The Financial Action Task Force (FATF) and Asia/Pacific Group on Money Laundering (APG) published Singapore’s 2026 mutual evaluation on 6 May 2026. The report is useful beyond Singapore because FATF recommendations shape the global baseline for anti-money laundering, counter-terrorist financing and counter-proliferation financing controls.

Mutual evaluations are peer reviews. They assess whether a country’s AML/CFT/CPF framework aligns with FATF recommendations and whether those rules are effective in practice. For firms operating in Southeast Asia, these reports are a useful signal of where regulatory attention is moving.

What the Singapore review found

The assessment described Singapore as having a competent and coordinated financial crime regime, but also said the system needs to produce sharper and more consistent risk-based results.

Several themes are particularly relevant for compliance teams:

  • fraud was identified as Singapore’s most prominent money laundering threat;
  • Singapore’s role as an international financial centre, trade hub and company formation hub creates exposure to cross-border financial crime risks;
  • beneficial ownership transparency remains important, with attention on the accuracy of registry information;
  • proliferation financing and targeted financial sanctions remain areas where controls need to be applied consistently.

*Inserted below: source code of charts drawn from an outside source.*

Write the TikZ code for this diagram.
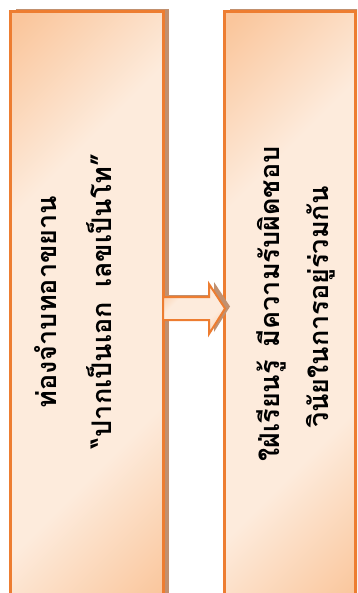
\documentclass[tikz,border=0pt]{standalone}
\usepackage{fontspec}
\newfontfamily\thaifont[Script=Thai]{Loma}
\usetikzlibrary{calc,shadows}
\definecolor{boxorange}{RGB}{237,125,49}
\definecolor{peachdk}{RGB}{250,198,156}
\definecolor{peachlt}{RGB}{253,235,220}
\definecolor{shadowbrown}{RGB}{193,144,111}
\pgfdeclareverticalshading{boxgrad}{100bp}{color(0bp)=(peachdk); color(16bp)=(peachdk); color(34bp)=(peachlt); color(66bp)=(peachlt); color(84bp)=(peachdk); color(100bp)=(peachdk)}
\begin{document}
\begin{tikzpicture}[x=1pt,y=-1pt,
  panel/.style={draw=boxorange, line width=3pt, shading=boxgrad, shading angle=45,
    rectangle, inner sep=0pt, minimum height=598.5pt,
    drop shadow={shadow xshift=5.5pt, shadow yshift=2pt, fill=shadowbrown, opacity=1}},
  arrowbody/.style={draw=boxorange, line width=2pt, line join=miter, shading=boxgrad, shading angle=45,
    drop shadow={shadow xshift=5pt, shadow yshift=2pt, fill=shadowbrown, opacity=1}},
  thaitext/.style={font=\thaifont\bfseries\fontsize{27}{31}\selectfont, rotate=90, inner sep=0pt, text=black, anchor=base}]
\useasboundingbox (0,0) rectangle (357,593);
\clip (0,0) rectangle (357,593);
\node[panel, minimum width=153pt] (left) at (87,310.75) {};
\node[panel, minimum width=131pt] (right) at (290,310.75) {};
\path (left.east) ++(-2,-2.25) coordinate (tail);
\path (right.west) ++(2,-2.25) coordinate (tip);
\draw[arrowbody] ($(tail)+(0,-11.5)$) -- ($(tip)+(-16,-11.5)$) -- ($(tip)+(-16,-24.5)$) -- (tip)
  -- ($(tip)+(-16,25.5)$) -- ($(tip)+(-16,11.5)$) -- ($(tail)+(0,11.5)$) -- cycle;
\node[thaitext] (l1) at (56,302) {ท่องจำบทอาขยาน};
\node[thaitext] (l2) at (111,301) {“ปากเป็นเอก\hspace{14pt}เลขเป็นโท”};
\node[thaitext] (r1) at (279,304) {ใฝ่เรียนรู้\hspace{13pt}มีความรับผิดชอบ};
\node[thaitext] (r2) at (328,307) {วินัยในการอยู่ร่วมกัน};
\end{tikzpicture}
\end{document}
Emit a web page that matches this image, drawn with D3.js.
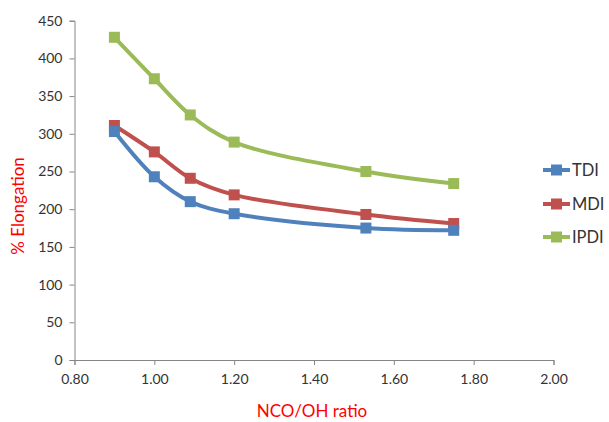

Why this matters for regional compliance teams

The report is not just about Singapore. It reflects a broader regional pattern: regulators increasingly expect firms to understand who they are dealing with, screen customers against relevant lists, identify higher-risk relationships, keep records and apply ongoing monitoring where appropriate.

For regulated and semi-regulated firms, this means a basic one-off name search is rarely enough. A defensible process should show what was checked, when it was checked, what results were returned, how potential matches were reviewed and whether the customer record remains current over time.

Where Kyboa fits

Kyboa is designed to support this practical layer of compliance work. It helps teams screen companies and individuals against global sanctions, PEP and watchlist data, add adverse media and web discovery context, maintain entity records and generate audit-ready reports.

For KYB workflows, Kyboa also supports maintained company records, related people, review decisions, monitoring alerts and point-in-time screening history. This helps firms demonstrate a repeatable process rather than relying on scattered screenshots, spreadsheets or manually saved PDFs.

A useful reminder for Southeast Asia

The Singapore review shows that even advanced regulatory systems continue to refine their AML/CFT approach. For firms across the region, the practical takeaway is straightforward: screening, ownership review, monitoring and documentation should be treated as routine operating controls, not one-off onboarding tasks.